Sur ce qui s’est passé ce soir là sur le Brandevin, nous n’avons connaissance que de faits : Drogon Sacquet, en séjour chez son beau-père Gorbadoc « le Bedonnant », dont la table était réputée, est allé se promener en barque sur le Brandevin avec sa femme Primula. Mais la barque a chaviré et les deux époux se sont noyés, laissant le tout jeune Frodon orphelin au milieu de l’étrange famille des Brandebouc. Autour de ces faits se brodent les rumeurs : la surchage pondérale de Drogon aurait-elle contribué au déséquilibre de la barque ? Ou bien avons-nous ici la description d’une franche tentative de hobbiticide qui aurait finalement débouché sur la disparition de la victime et de l’agresseur ?
Le mystère sur les circonstances exactes de cette sombre histoire de famille laisse la porte ouverte à toutes les hypothèses, même les plus farfelues.

 Bilbo © John Howe

A la manière du vieux Gamegie, J.R.R. Tolkien évoque à son tour dans la lettre 214 à A.C. Nunn une autre curieuse histoire assez peu diffusée par la famille Touque. Il s’agit des circonstances peu claires de la disparition de la dame Lalia Touque, née Suspargile5), qui était l’épouse du Thain Fortimbras II.
Cette corpulente « matriarche », telle que la désigne Tolkien, dirigea le clan Touque durant 22 ans après la mort de son mari en CC 1380.
Tolkien précise que « Lalia, lors de ses dernière et obèses années, avait l’habitude d’être menée en fauteuil jusqu’à la Grande Porte, pour prendre l’air le matin lorsqu’il était doux. Au printemps de l’année CC 1402, sa dame de compagnie maladroite laissa la lourde chaise franchir le seuil en roulant et tomber dans la volée de marches jusqu’au jardin (…) une rumeur se répandit partout que cette dame de compagnie était Perle [Perle Touque, la sœur aînée de Pippin], même si les Touque ont essayé de garder l’information au sein de leur famille »6).
Les observateurs extérieurs remarquèrent que Perle fut écartée un temps des cérémonies et des réunions de famille. Mais on remarqua aussi qu’après une période convenable, elle réapparut avec un collier de perles qui provenait du trésor des Thain. Il est impensable d’imaginer que Ferumbras l’avait ainsi récompensée de l’avoir débarrassé de son encombrante maman… quoiqu’il en soit, 13 ans plus tard, Ferumbras mourut à son tour – sans héritier, donc – et ce fut Paladin, le père de Perle et de Pippin qui devint chef du clan et Thain. On peut supposer que l’autorité de ce nouveau chef de famille mit fin aux polémiques et permit de déposer un voile pudique sur ce secret de famille.

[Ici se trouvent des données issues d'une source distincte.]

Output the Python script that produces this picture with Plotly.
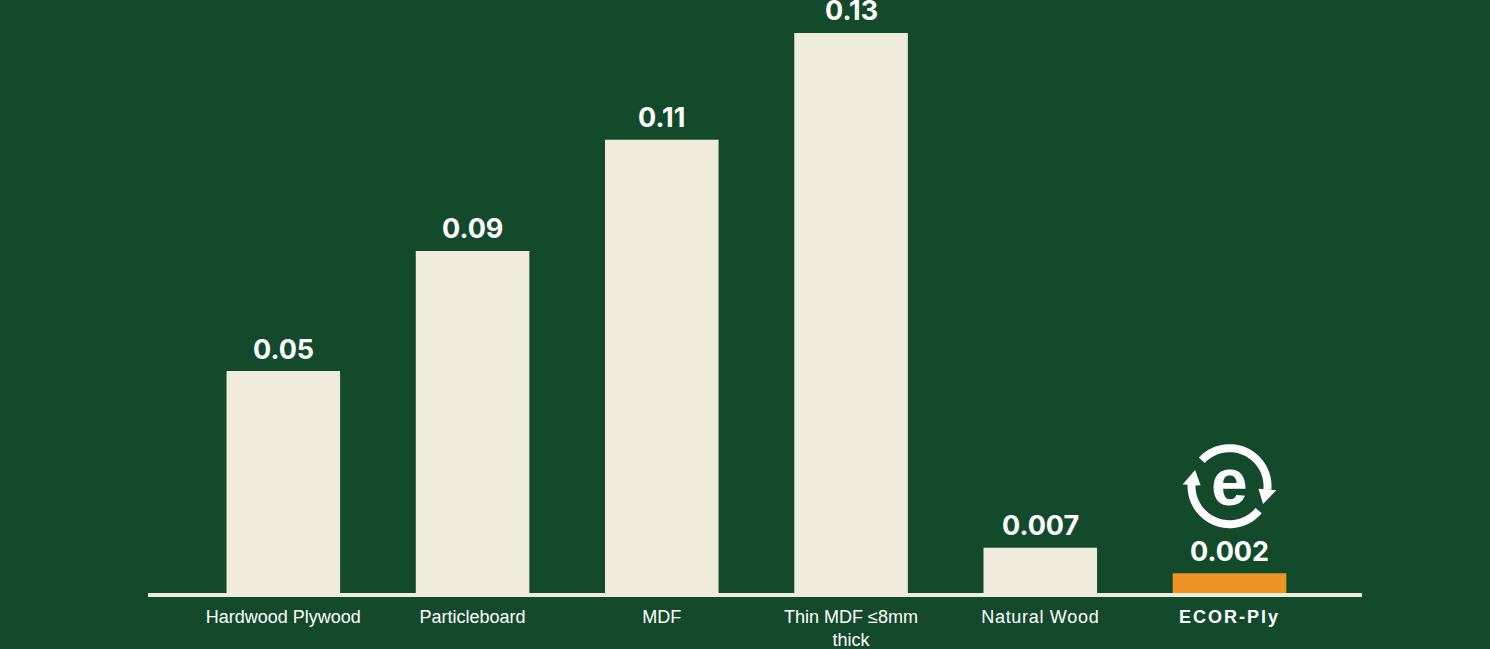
import numpy as np
import plotly.graph_objects as go

# data
materials = ["Hardwood Plywood", "Particleboard", "MDF", "Thin MDF ≤8mm thick",
             "Natural Wood", "ECOR-Ply"]
value_labels = ["0.05", "0.09", "0.11", "0.13", "0.007", "0.002"]
# bar lengths as they are drawn in the source graphic (not strictly to scale)
drawn_heights = [0.0515, 0.0794, 0.1052, 0.13, 0.0105, 0.0046]
tick_labels = [
    "Hardwood Plywood",
    "Particleboard",
    "MDF",
    "Thin MDF ≤8mm<br>thick",
    '<span style="letter-spacing:0.7px">Natural Wood</span>',
    '<span style="letter-spacing:2px"><b>ECOR-Ply</b></span>',
]

BG = "#144A2C"
CREAM = "#F0ECDC"
ORANGE = "#EE9424"

bar_colors = [CREAM] * (len(materials) - 1) + [ORANGE]

fig = go.Figure()
fig.add_trace(go.Bar(
    x=materials,
    y=drawn_heights,
    width=0.6,
    marker=dict(color=bar_colors, line=dict(width=0)),
    hoverinfo="skip",
))

# value labels above each bar
for m, h, lab in zip(materials, drawn_heights, value_labels):
    fig.add_annotation(
        x=m, y=h, text=f"<b>{lab}</b>", showarrow=False,
        yanchor="middle", yshift=22,
        font=dict(family="Inter", size=27, color="white"),
    )


# recycle-style "e" logo above the ECOR-Ply bar
def arc_band(a0, a1, r_in, r_out, cy, n=40):
    t = np.radians(np.linspace(a0, a1, n))
    outer = [(r_out * np.cos(a), cy + r_out * np.sin(a)) for a in t]
    inner = [(r_in * np.cos(a), cy + r_in * np.sin(a)) for a in t[::-1]]
    pts = outer + inner
    return "M " + " L ".join(f"{x:.2f},{y:.2f}" for x, y in pts) + " Z"


def arrow_head(a_base, a_tip, r_in, r_out, flare, cy):
    b = np.radians(a_base)
    t = np.radians(a_tip)
    rm = (r_in + r_out) / 2
    pts = [((r_in - flare) * np.cos(b), cy + (r_in - flare) * np.sin(b)),
           ((r_out + flare) * np.cos(b), cy + (r_out + flare) * np.sin(b)),
           (rm * np.cos(t), cy + rm * np.sin(t))]
    return "M " + " L ".join(f"{x:.2f},{y:.2f}" for x, y in pts) + " Z"


cy = 87
r_in, r_out = 34, 42
logo_path = " ".join([
    arc_band(137, -5, r_in, r_out, cy),
    arrow_head(-5, -28, r_in, r_out, 5, cy),
    arc_band(-40, -182, r_in, r_out, cy),
    arrow_head(-182, -205, r_in, r_out, 5, cy),
])
fig.add_shape(
    type="path", path=logo_path,
    xref="x", yref="y", xsizemode="pixel", ysizemode="pixel",
    xanchor=5, yanchor=drawn_heights[-1],
    fillcolor="white", line=dict(width=0),
)
fig.add_annotation(
    x=materials[-1], y=drawn_heights[-1], text="<b>e</b>", showarrow=False,
    yanchor="middle", yshift=91,
    font=dict(family="Liberation Sans", size=66, color="white"),
)

fig.update_layout(
    width=1490, height=649,
    margin=dict(l=148, r=128, t=20, b=56),
    plot_bgcolor=BG, paper_bgcolor=BG,
    showlegend=False,
    bargap=0.4,
)
fig.update_xaxes(
    range=[-0.715, 5.70], automargin=False,
    tickmode="array", tickvals=materials, ticktext=tick_labels,
    showline=True, linecolor=CREAM, linewidth=4,
    showgrid=False, zeroline=False, ticks="", ticklabelstandoff=4,
    tickfont=dict(family="Liberation Sans", size=18, color="white"),
)
fig.update_yaxes(
    range=[0, 0.133], visible=False, showgrid=False, zeroline=False,
    automargin=False,
)

# drop the page's default body margin so the figure fills the window
fig.write_html("out.html", config={"displayModeBar": False},
               post_script="document.body.style.margin='0';"
               "document.body.style.background='" + BG + "';")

Mais les Sacquet, encore eux, cachent aussi des secrets que seule la lecture attentive de cette même lettre 214 à A.C. Nunn, fort instructive, permet de mettre en lumière. Tolkien y relève, sans en faire de commentaires particuliers, les décès prématurés de deux Sacquet successifs : Mungon Sacquet, mort à tout juste 93 ans en CC 1300 et son fils Bungon Sacquet, mort à 80 ans en CC 1326.
Les Hobbits mâles pouvaient vivre à cette époque là jusqu’à 100 ans. Le décès précoce de Mungon permit à sa femme Laura Fouille, de conserver le titre de chef du clan pendant 16 ans, jusqu’à sa mort, ce qui était, rappelons-le, parfaitement conforme à la coutume Hobbite. Même chose pour la célèbre Belladonne Touque, qui succéda à Bungon après son décès prématuré et conserva 8 années de suite le titre, alors que Bilbon était déjà adulte et qu’il aurait pu tout à fait légitimement prétendre à ce titre…
Ces deux décès prématurés du père et du grand-père de Bilbon mettent en valeur l’étonnant pouvoir de l’Anneau magique détenu par l’aîné des Sacquet. Cet Anneau a su enrayer un trop court destin dicté par la génétique et doter son propriétaire d’une longévité exceptionnelle. Toutefois, on ne saurait assez insister sur la forte personnalité des deux veuves, en particulier Belladonna Touque, déjà évoquée très tôt par Tolkien dans le roman Bilbo le Hobbit7)… Une personnalité qui aurait pu à la fois étouffer le fils, resté célibataire toute sa vie, et aussi … étouffer le père… Le prénom même de la célèbre fille du Vieux Touque rappelle autant la cosmétique médiévale que les breuvages empoisonnés. Les Sacquet père et fils auraient-ils alors été accompagnés à leur insu dans l’accomplissement de leurs courts destins respectifs ? Toutefois, nous rentrons-là dans un domaine proche de la pure calomnie, et bien mieux que les Touque, les Sacquet ont su conserver un maximum de discrétion au sujet de ces deux décès. Nous n’en saurons donc guère plus.

Les alliances familiales

Outre ces histoires et secrets de famille qui se racontent à mots plus ou moins couverts entre personnes raisonnables, il en est d’autres sortes que l’on peut découvrir et deviner en regardant avec attention les arbres généalogiques des Hobbits qui sont de véritables concentrés de souvenirs familiaux8). Par exemple, on peut y découvrir l’existence de fortes alliances familiales entre certains clans.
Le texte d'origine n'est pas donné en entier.